Zum Hauptinhalt springen

Schwere Vorwürfe gegen EU-Amt für Betrugsbekämpfung

Von WZ-Korrespondentin Martyna Czarnowska

Politik

EU-Parlament beschuldigt Olaf, eigene Ermittlungen manipuliert zu haben.


Brüssel. Meist ist es sie, die Amtsmissbrauch und Korruption anprangert. Doch nun gerät die EU-Behörde zur Betrugsbekämpfung, Olaf, selbst unter Druck. Im EU-Parlament hagelt es Vorwürfe, das Amt habe seine eigenen Ermittlungen manipuliert. In der Europäischen Volkspartei (EVP), der größten Fraktion im Abgeordnetenhaus, wurde sogar der Rücktritt von Olaf-Generaldirektor Giovanni Kessler gefordert.

Illegale Mitschnitte von Telefonaten, Verleitung zu Falschaussagen, Interessenskonflikte: All dessen wird Olaf beschuldigt. Es geht dabei um einen Fall, der bereits vor einem knappen halben Jahr zum Rücktritt eines Spitzenpolitikers geführt hatte: EU-Gesundheitskommissar John Dalli musste sein Amt niederlegen. Er stand im Verdacht, gewusst zu haben, dass ein Geschäftsmann seine Kontakte zum Kommissar verkaufen wollte: Der maltesische Unternehmer habe dem schwedischen Tabakkonzern Swedish Match angeboten, gegen Geld Einfluss auf den Gesetzgebungsprozess zu nehmen. Die Kommission arbeitete damals an einer Verschärfung der Tabakgesetze. Die Schweden legten Beschwerde ein, Olaf wurde aktiv.

Doch bei der Untersuchung ging es nicht mit rechten Dingen zu, befinden nicht nur die Konservativen im EU-Parlament. Auch die Grünen übten Kritik. Jose Bove wies darauf hin, dass bestimmte Treffen, die Dalli zu Lasten gelegt wurden, gar nicht stattgefunden hätten. Olaf habe aber Vertreter von Swedish Match zu falschen Aussagen vor dem Parlament veranlasst.
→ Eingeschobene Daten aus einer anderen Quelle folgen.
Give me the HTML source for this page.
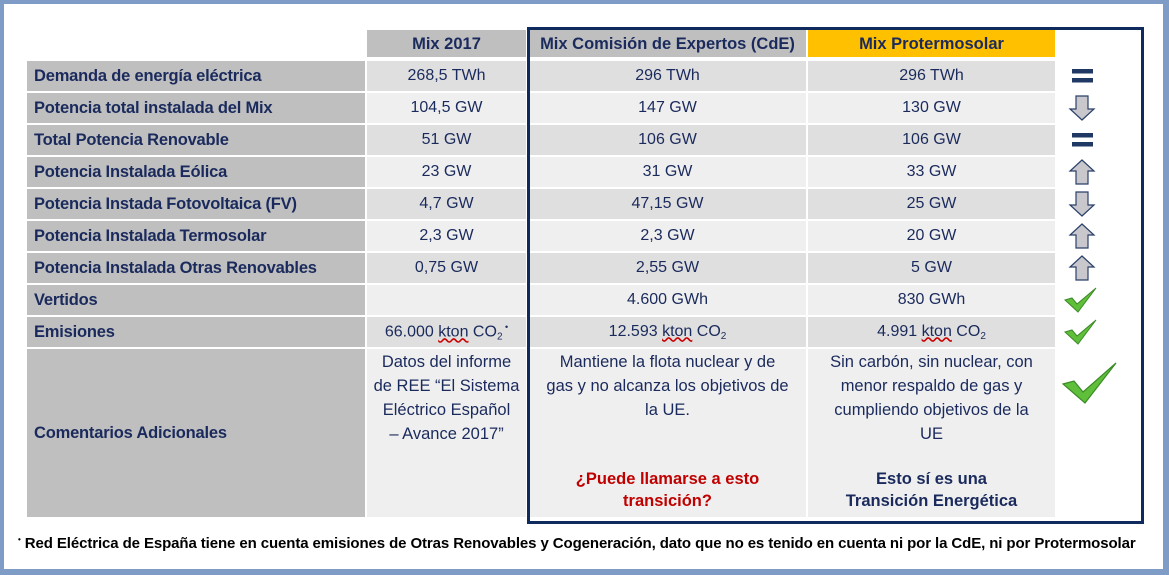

Hinzu kommt Verwirrung um Mitschnitte von Telefonaten. Einige sollen ohne richterlichen Beschluss erfolgt und verwertet worden sein; selbst Dritte sollen dazu angestiftet worden sein. Die Details der Olaf-Untersuchung sind jedenfalls nicht bekannt - die Behörde verweist auf ihre Geheimhaltungspflicht, solange die maltesischen Behörden ihre eigenen Ermittlungen durchführen.

Damit finden die Vorwürfe aber noch kein Ende. Herbert Bösch, der an der Einrichtung von Olaf beteiligt war und nun Mitglied des Überwachungsausschusses für die Behörde ist, räumte ein, dass das Amt Grundrechte verletzen könnte. So könnte es zu Interessenskonflikten kommen, wenn der Generaldirektor selbst Untersuchungen leitet.

All das führte die EVP-Abgeordnete Inge Gräßle bei einer Debatte im Haushaltskontrollausschuss zu der Frage, ob die EU-Behörde "völlig losgelöst von Raum und Zeit operiert". Sie verlangt den Rücktritt von Olaf-Generaldirektor Kessler. Die Grünen wiederum wünschen die Einrichtung eines Sonderausschusses im EU-Parlament, der die Hintergründe des Lobbying-Skandals aufklären soll.

Allerdings wurde bisher weder der Bericht von Olaf noch jener des Überwachungsausschusses veröffentlicht. In der Zwischenzeit weist die Behörde zur Betrugsbekämpfung alle Vorwürfe zurück.